- Tulsequah Location of Tulsequah in British Columbia
- Coordinates: 58°38′42.7596″N 133°32′32.85″W﻿ / ﻿58.645211000°N 133.5424583°W
- Country: Canada
- Province: British Columbia
- Area codes: 250, 778

= Tulsequah =

Tulsequah is an unincorporated locality in northwestern, British Columbia, Canada, populated by the employees of the Polaris-Taku Gold Mine, and subsequent Tulsequah Chief Cu-Pb-Zn Mine on the Tulsequah River.

The point location recorded on maps was actually the location of the Canada Post Office . (Common mapping practice if there is no City Hall). The bulk of the townsite was located 7.8 km Northwest, upstream on the west bank of the Tulsequah River adjacent to the mine workings of the Polaris-Taku Gold Mine.

Government policy at the time precluded post office construction on the mining property, hence its somewhat distal location. The access road connecting the barge landing on the south west bank of the Tulsequah and Taku River’s confluence provided a link to the population of the town.

The Polaris Taku Gold Mine operated between 1937 and 1951, excluding the war years 1942-1945. Upon its closing, the site was re-tooled to process the Cu-Pb-Zn ore from the Tulsequah Chief Deposit located a further 4 km upstream on the east bank of the Tulsequah River. This mine ceased production in 1954 and the townsite abandoned.
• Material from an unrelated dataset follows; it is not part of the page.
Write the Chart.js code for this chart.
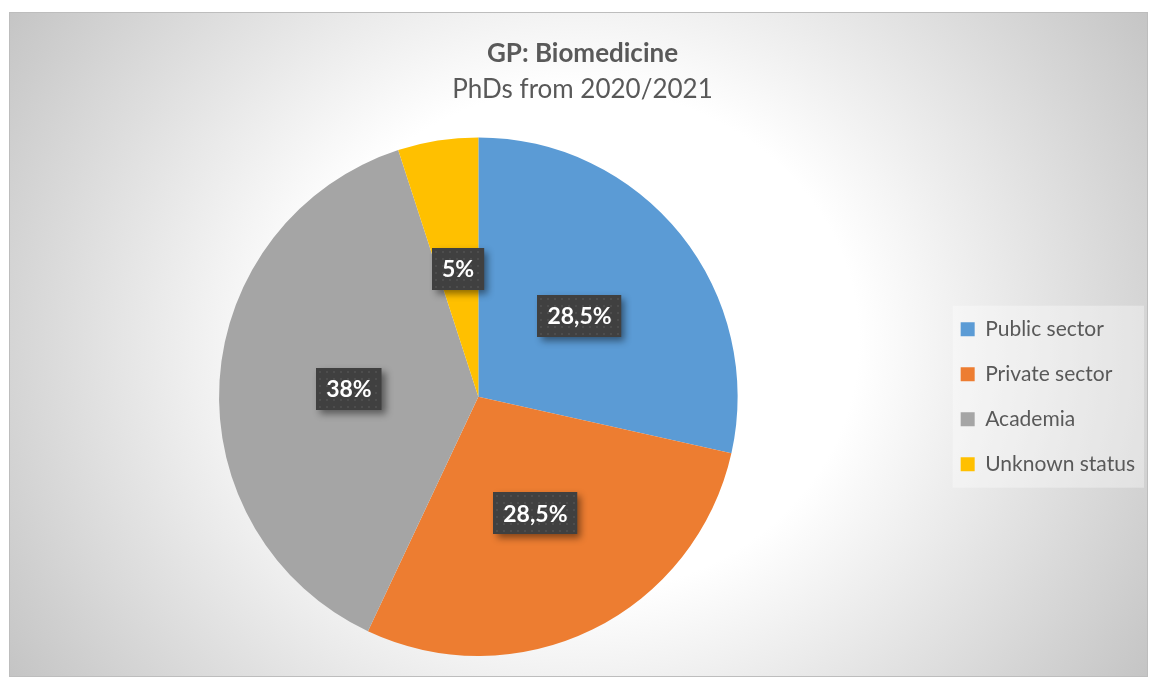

The company employed a watchmen on site for a number of years, however the annual glacial lake outbursts, or Jokulhlaups, flooding the entire valley floor eroded the protective dike around the townsite and it was left to the elements.

The Tulsequah Chief Mine is located nearby, approximately 11 km north up the Tulsequah River from the referenced coordinates at its confluence with the Taku river.